I get that I am not a YouTuber or popular tech writer, but even if your identity is tied to one platform and it is public, just be honest about what you want to do, you don’t have to justify it by destroying your past credibility. Regardless of why someone moves to a Mac or iPad, there is a reason why you were on that platform before, and those reasons still exist. Just because new reasons that you warrant are “most important of all or the whole thing is crap” doesn’t mean that all the other reasons you loved on that platform disappeared.
What I am getting at here is that Stage Manager is available if you want it, just like split screen was for me when I first jumped on the iPad-Only lifestyle. Just because it is available doesn’t mean you have to use it. If it has features you like, but you are criticizing or discussing other ways that the feature can be improved fine, but most don’t go into that detail, they just say it is awful and move on to complaint that the entire direction of the iPad is bad.
Stage Manager has a lot of great features and even though I agree that the version released in iPadOS 16 was rough, iPadOS 17 has brought some very good improvements and it is a great multitasking tool. I don’t love it, I think the need for overlapping windows is unneeded since the iPad is its own thing and doesn’t need to be like a Mac. But it feels futuristic and can be helpful sometimes when you want to use more than one app and have them really close by.
I have not used Stage Manager on a 12.9-inch very much, so most of this is my experience on the smaller 11-inch. I am sure if I had the 12.9-inch it may be a different story, but regardless my main point is; that you don’t have to use it. The iPad has many ways to interact with it, and the reason you chose to jump on the iPad-Only life still exists somewhere in the OS. If you are ready for a change, then say that, but stop saying it is because the iPad is crap now, because it isn’t, it’s you.
The iPad’s Future
I don’t know what Apple has planned for the future of iPadOS, and as of right now, I don’t care. If Apple started removing features then I would care a lot, but Apple doesn’t do that. You can argue the poor rollout of Stage Manager is worrisome, why would Apple release something so buggy and clearly unfinished? I agree with that sentiment. But didn’t they correct that by addressing most of the issues in iPadOS 17?
I think Apple needs to do something with the hardware of the iPad Pros especially. Does the line-up feel confusing with all the different overlapping iPad models? Sure, but I get why it is like that. Apple wants to try and hit a price point for everyone. Most customers don’t care about specs, display features, or port functionality. They care about colors, screen size, and storage space. Apple wants to have an option for everyone at every price so I get it.
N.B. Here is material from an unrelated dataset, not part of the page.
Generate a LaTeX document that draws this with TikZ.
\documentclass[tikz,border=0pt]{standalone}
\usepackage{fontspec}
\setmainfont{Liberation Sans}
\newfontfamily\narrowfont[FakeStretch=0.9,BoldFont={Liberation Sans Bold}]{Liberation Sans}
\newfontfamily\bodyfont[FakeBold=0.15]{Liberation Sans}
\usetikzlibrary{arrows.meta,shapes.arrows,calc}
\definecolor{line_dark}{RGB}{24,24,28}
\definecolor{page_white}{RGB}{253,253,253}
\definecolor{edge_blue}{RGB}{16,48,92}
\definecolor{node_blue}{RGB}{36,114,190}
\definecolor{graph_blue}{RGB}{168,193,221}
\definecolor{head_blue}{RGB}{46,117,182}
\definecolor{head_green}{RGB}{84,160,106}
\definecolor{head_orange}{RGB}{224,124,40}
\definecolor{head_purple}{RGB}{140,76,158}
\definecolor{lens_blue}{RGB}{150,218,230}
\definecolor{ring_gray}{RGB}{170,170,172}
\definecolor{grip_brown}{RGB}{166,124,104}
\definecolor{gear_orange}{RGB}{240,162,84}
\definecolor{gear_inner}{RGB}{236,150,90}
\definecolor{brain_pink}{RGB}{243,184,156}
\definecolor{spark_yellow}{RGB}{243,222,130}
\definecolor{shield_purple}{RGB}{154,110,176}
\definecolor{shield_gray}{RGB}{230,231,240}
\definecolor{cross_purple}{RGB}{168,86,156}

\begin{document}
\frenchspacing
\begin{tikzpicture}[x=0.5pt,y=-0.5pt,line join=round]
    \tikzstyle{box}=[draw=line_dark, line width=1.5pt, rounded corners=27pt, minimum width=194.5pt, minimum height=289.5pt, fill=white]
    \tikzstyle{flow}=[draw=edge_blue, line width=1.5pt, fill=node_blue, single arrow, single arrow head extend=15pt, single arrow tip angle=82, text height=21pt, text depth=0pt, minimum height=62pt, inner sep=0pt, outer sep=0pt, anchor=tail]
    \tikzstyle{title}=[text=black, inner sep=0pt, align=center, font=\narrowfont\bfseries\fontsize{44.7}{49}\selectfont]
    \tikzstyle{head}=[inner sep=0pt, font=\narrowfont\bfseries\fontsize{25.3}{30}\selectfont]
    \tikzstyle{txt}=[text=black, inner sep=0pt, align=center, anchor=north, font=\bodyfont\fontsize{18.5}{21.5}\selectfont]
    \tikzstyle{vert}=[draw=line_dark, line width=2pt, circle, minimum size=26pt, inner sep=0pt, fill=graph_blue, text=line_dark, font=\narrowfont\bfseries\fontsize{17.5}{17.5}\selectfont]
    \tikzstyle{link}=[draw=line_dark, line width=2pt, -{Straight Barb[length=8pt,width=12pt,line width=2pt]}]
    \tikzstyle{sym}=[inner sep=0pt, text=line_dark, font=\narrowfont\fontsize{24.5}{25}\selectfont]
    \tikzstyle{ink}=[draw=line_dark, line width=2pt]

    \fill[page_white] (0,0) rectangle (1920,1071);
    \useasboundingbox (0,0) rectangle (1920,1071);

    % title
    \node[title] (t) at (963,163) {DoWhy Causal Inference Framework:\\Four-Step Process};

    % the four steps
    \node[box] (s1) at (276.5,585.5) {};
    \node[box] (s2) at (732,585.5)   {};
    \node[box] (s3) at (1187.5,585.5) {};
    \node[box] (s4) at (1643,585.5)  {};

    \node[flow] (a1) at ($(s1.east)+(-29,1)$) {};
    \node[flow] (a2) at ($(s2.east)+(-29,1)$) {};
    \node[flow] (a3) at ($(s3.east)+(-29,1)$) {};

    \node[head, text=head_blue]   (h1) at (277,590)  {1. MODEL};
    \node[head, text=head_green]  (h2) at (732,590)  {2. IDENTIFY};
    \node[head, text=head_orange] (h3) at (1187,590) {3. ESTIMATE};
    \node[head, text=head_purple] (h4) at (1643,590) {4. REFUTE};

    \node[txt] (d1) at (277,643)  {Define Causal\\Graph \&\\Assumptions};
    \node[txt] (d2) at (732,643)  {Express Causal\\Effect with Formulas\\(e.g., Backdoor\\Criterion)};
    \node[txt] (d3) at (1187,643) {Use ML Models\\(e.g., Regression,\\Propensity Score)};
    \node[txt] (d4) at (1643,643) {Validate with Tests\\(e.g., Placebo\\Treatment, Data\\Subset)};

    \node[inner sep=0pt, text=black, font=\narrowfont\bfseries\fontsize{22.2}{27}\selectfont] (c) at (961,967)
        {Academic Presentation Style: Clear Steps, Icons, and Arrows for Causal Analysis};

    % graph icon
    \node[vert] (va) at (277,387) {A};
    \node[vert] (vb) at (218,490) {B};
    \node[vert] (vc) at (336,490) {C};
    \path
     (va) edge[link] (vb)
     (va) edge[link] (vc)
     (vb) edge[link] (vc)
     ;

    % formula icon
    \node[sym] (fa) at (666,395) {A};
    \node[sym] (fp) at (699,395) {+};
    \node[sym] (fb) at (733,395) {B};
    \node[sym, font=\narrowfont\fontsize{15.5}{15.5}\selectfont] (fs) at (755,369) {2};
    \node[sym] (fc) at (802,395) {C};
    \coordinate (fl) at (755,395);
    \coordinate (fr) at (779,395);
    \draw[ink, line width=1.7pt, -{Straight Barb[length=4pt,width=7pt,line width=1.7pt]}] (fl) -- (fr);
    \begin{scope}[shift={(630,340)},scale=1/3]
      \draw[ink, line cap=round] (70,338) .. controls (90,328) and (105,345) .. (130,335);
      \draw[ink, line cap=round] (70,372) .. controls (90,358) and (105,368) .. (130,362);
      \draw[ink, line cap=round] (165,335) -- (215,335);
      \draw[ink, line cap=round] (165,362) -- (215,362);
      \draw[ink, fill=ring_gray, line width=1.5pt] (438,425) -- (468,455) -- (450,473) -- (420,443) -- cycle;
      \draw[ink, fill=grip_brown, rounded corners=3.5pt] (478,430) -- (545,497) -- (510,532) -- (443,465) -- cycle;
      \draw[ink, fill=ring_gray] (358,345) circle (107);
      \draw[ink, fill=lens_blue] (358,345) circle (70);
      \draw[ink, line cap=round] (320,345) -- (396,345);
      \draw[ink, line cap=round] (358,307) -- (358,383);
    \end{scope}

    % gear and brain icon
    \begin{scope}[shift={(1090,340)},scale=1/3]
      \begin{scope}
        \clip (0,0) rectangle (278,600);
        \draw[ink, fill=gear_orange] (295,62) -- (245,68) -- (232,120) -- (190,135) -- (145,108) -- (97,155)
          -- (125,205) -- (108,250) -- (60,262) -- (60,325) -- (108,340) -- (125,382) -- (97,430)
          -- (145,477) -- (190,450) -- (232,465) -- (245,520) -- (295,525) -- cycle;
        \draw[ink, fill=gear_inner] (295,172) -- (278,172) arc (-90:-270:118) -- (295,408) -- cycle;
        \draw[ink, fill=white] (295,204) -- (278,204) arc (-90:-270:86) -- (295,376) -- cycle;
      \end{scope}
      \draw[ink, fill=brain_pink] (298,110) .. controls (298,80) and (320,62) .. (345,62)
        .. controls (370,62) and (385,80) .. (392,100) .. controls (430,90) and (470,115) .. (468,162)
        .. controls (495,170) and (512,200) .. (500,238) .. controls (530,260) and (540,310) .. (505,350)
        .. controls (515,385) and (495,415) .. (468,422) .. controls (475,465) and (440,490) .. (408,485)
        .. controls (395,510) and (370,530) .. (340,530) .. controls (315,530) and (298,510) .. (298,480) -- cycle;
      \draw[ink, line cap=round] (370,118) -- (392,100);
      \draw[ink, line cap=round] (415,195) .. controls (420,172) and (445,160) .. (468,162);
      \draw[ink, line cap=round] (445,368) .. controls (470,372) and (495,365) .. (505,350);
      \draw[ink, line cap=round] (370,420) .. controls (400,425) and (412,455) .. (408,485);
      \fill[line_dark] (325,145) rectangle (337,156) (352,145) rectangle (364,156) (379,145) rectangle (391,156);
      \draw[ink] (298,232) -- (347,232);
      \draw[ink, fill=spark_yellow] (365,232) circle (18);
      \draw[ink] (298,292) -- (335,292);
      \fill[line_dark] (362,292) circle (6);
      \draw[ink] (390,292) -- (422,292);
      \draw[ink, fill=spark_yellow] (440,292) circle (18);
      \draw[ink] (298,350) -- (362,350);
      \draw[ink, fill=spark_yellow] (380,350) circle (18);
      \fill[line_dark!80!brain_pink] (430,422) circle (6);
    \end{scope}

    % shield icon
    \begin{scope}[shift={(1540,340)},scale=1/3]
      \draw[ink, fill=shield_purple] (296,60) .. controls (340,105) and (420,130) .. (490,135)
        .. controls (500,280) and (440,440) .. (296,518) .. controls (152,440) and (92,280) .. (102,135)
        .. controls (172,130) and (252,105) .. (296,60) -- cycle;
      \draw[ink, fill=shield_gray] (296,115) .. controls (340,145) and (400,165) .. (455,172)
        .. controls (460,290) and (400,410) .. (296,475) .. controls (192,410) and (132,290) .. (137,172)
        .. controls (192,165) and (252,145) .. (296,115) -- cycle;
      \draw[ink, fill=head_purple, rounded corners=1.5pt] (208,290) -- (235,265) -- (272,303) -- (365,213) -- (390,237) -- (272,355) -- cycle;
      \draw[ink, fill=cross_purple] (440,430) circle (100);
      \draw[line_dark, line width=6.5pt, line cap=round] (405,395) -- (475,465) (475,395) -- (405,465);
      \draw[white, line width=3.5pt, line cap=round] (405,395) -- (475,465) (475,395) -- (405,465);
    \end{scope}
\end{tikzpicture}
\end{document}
But like I wrote about before, Apple needs to give some love to iPad Pro like they have been doing with the MacBook Pro. We need a new design, more ports, and a new Magic Keyboard. The thing is that I think Apple already has this planned in their roadmap. I am not going to threaten to leave the iPad if this doesn’t happen in a year or two, instead, I will appreciate the iPad I have now and upgrade to what is available if I need it. It is still the platform that I prefer right now, regardless of any imaginative versions of it that may come in the future.
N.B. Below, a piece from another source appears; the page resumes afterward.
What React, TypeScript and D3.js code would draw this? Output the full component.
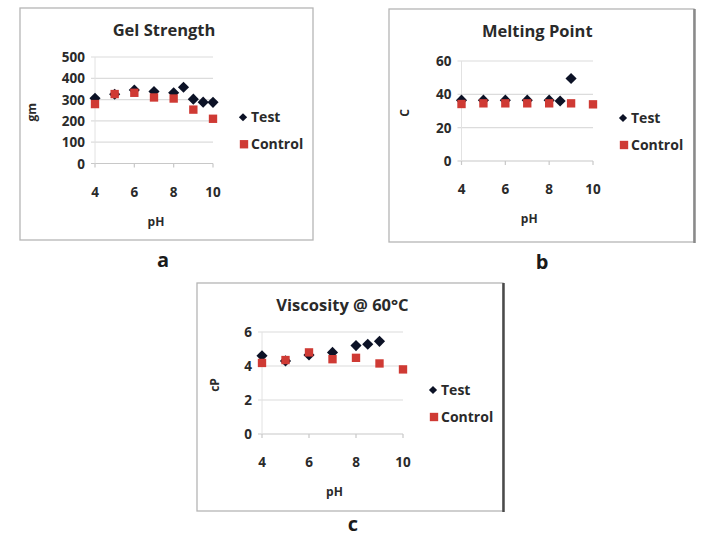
import React from 'react';
import * as d3 from 'd3';

// pH values for each series
const gelTestPH = [4, 5, 6, 7, 8, 8.5, 9, 9.5, 10];
const gelTestVal = [306, 325, 345, 338, 332, 358, 302, 288, 287];
const gelCtrlPH = [4, 5, 6, 7, 8, 9, 10];
const gelCtrlVal = [279, 326, 332, 310, 305, 253, 210];

const meltTestPH = [4, 5, 6, 7, 8, 8.5, 9];
const meltTestVal = [36.5, 36.5, 36.5, 36.5, 36.5, 36, 49.5];
const meltCtrlPH = [4, 5, 6, 7, 8, 9, 10];
const meltCtrlVal = [34.2, 34.6, 34.6, 34.6, 34.6, 34.6, 34];

const viscTestPH = [4, 5, 6, 7, 8, 8.5, 9];
const viscTestVal = [4.6, 4.3, 4.65, 4.8, 5.2, 5.28, 5.45];
const viscCtrlPH = [4, 5, 6, 7, 8, 9, 10];
const viscCtrlVal = [4.18, 4.35, 4.8, 4.4, 4.48, 4.15, 3.8];

const xTicks = [4, 6, 8, 10];
const gelTicks = [0, 100, 200, 300, 400, 500];
const meltTicks = [0, 20, 40, 60];
const viscTicks = [0, 2, 4, 6];

const FONT = "'Open Sans', 'DejaVu Sans', sans-serif";
const TEXT = '#2a2a2a';
const TEST_COLOR = '#0c1226';
const CTRL_COLOR = '#cf3a34';

// Excel style diamond: as wide as it is tall
const squareDiamond = {
    draw(ctx, size) {
        const r = Math.sqrt(size / 2);
        ctx.moveTo(0, -r);
        ctx.lineTo(r, 0);
        ctx.lineTo(0, r);
        ctx.lineTo(-r, 0);
        ctx.closePath();
    }
};

const Panel = ({box, plot, title, yLabel, yMax, yTicks, testX, testY, ctrlX, ctrlY, letter, shadow}) => {
    const x = d3.scaleLinear().domain([4, 10]).range([plot.left, plot.right]);
    const y = d3.scaleLinear().domain([0, yMax]).range([plot.bottom, plot.top]);

    const diamond = d3.symbol().type(squareDiamond).size(62)();
    const legDiamond = d3.symbol().type(squareDiamond).size(34)();
    const square = d3.symbol().type(d3.symbolSquare).size(70)();
    const legX = plot.right + 30;
    const legY = y(yMax * 0.5) + 7;

    return (
        <g>
            <rect x={box.x} y={box.y} width={box.w} height={box.h} fill="#fff" stroke="#b5b5b5" strokeWidth={1.3}/>
            {shadow && <line x1={box.x + box.w + 0.5} x2={box.x + box.w + 0.5} y1={box.y} y2={box.y + box.h + 1} stroke={shadow} strokeWidth={2.5}/>}
            <text x={(plot.left + plot.right) / 2 + 10} y={box.y + 28} textAnchor="middle" fontSize={16.5} fontWeight={700} fill={TEXT} fontFamily={FONT}>{title}</text>
            {yTicks.map(t => (
                <g key={t}>
                    <line x1={plot.left - 4} x2={plot.right} y1={y(t)} y2={y(t)} stroke={t === 0 ? '#c8c8c8' : '#dcdcdc'} strokeWidth={1.2}/>
                    <text x={plot.left - 10} y={y(t) + 5} textAnchor="end" fontSize={13.5} fontWeight={700} fill={TEXT} fontFamily={FONT}>{t}</text>
                </g>
            ))}
            <line x1={plot.left} x2={plot.left} y1={y(yMax)} y2={y(0)} stroke="#e2e2e2" strokeWidth={1}/>
            {xTicks.map(t => (
                <g key={t}>
                    <line x1={x(t)} x2={x(t)} y1={y(0)} y2={y(0) + 4} stroke="#c8c8c8" strokeWidth={1.2}/>
                    <text x={x(t)} y={y(0) + 33} textAnchor="middle" fontSize={13.5} fontWeight={700} fill={TEXT} fontFamily={FONT}>{t}</text>
                </g>
            ))}
            <text x={(plot.left + plot.right) / 2 + 2} y={y(0) + 62} textAnchor="middle" fontSize={12} fontWeight={700} fill={TEXT} fontFamily={FONT}>pH</text>
            <text transform={`translate(${box.x + plot.yLabelX},${(plot.top + plot.bottom) / 2 + 2}) rotate(-90)`} textAnchor="middle" fontSize={12} fontWeight={700} fill={TEXT} fontFamily={FONT}>{yLabel}</text>
            {testX.map((v, i) => (
                <path key={'t' + i} d={diamond} transform={`translate(${x(v)},${y(testY[i])})`} fill={TEST_COLOR}/>
            ))}
            {ctrlX.map((v, i) => (
                <path key={'c' + i} d={square} transform={`translate(${x(v)},${y(ctrlY[i])})`} fill={CTRL_COLOR}/>
            ))}
            <path d={legDiamond} transform={`translate(${legX},${legY})`} fill={TEST_COLOR}/>
            <text x={legX + 8} y={legY + 5} fontSize={14} fontWeight={700} fill={TEXT} fontFamily={FONT}>Test</text>
            <path d={square} transform={`translate(${legX + 1},${legY + 27})`} fill={CTRL_COLOR}/>
            <text x={legX + 8} y={legY + 32} fontSize={14} fontWeight={700} fill={TEXT} fontFamily={FONT}>Control</text>
            <text x={letter.x} y={letter.y} textAnchor="middle" fontSize={20} fontWeight={700} fill="#1a1a1a" fontFamily={FONT}>{letter.t}</text>
        </g>
    );
};

export default function App() {
    return (
        <svg width={701} height={536} style={{position: 'absolute', left: 0, top: 0, background: '#fff'}}>
            <rect width={701} height={536} fill="#fff"/>
            <Panel
                box={{x: 20, y: 8, w: 293, h: 232}}
                plot={{left: 95, right: 213, top: 57, bottom: 163.5, yLabelX: 16}}
                title="Gel Strength" yLabel="gm" yMax={500} yTicks={gelTicks}
                testX={gelTestPH} testY={gelTestVal} ctrlX={gelCtrlPH} ctrlY={gelCtrlVal}
                letter={{x: 163, y: 267, t: 'a'}}/>
            <Panel
                box={{x: 389, y: 9, w: 305, h: 233}}
                plot={{left: 461.5, right: 593, top: 61, bottom: 161, yLabelX: 20}}
                title="Melting Point" yLabel="C" yMax={60} yTicks={meltTicks}
                testX={meltTestPH} testY={meltTestVal} ctrlX={meltCtrlPH} ctrlY={meltCtrlVal}
                letter={{x: 542, y: 269, t: 'b'}} shadow="#8a8a8a"/>
            <Panel
                box={{x: 197, y: 283, w: 306, h: 228}}
                plot={{left: 262, right: 403, top: 332, bottom: 434, yLabelX: 22}}
                title="Viscosity @ 60°C" yLabel="cP" yMax={6} yTicks={viscTicks}
                testX={viscTestPH} testY={viscTestVal} ctrlX={viscCtrlPH} ctrlY={viscCtrlVal}
                letter={{x: 353, y: 531, t: 'c'}} shadow="#4a4a4a"/>
        </svg>
    );
}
What I am ultimately getting at, and as I summarize my thoughts, is that all of these people who are upset or annoyed that you didn’t get what you wanted with Apple’s releases of iPad or iPadOS are your problem, not Apple. Putting this much weight on a for-profit company to deliver your specific needs is just silly. If you love a certain product but want something new, just say that and move on. Stop blaming Apple and maybe start looking in the mirror at why you are getting so riled up over a huge company updating its products without removing anything that originally got you to love the product in the first place. Bottom line; grow up.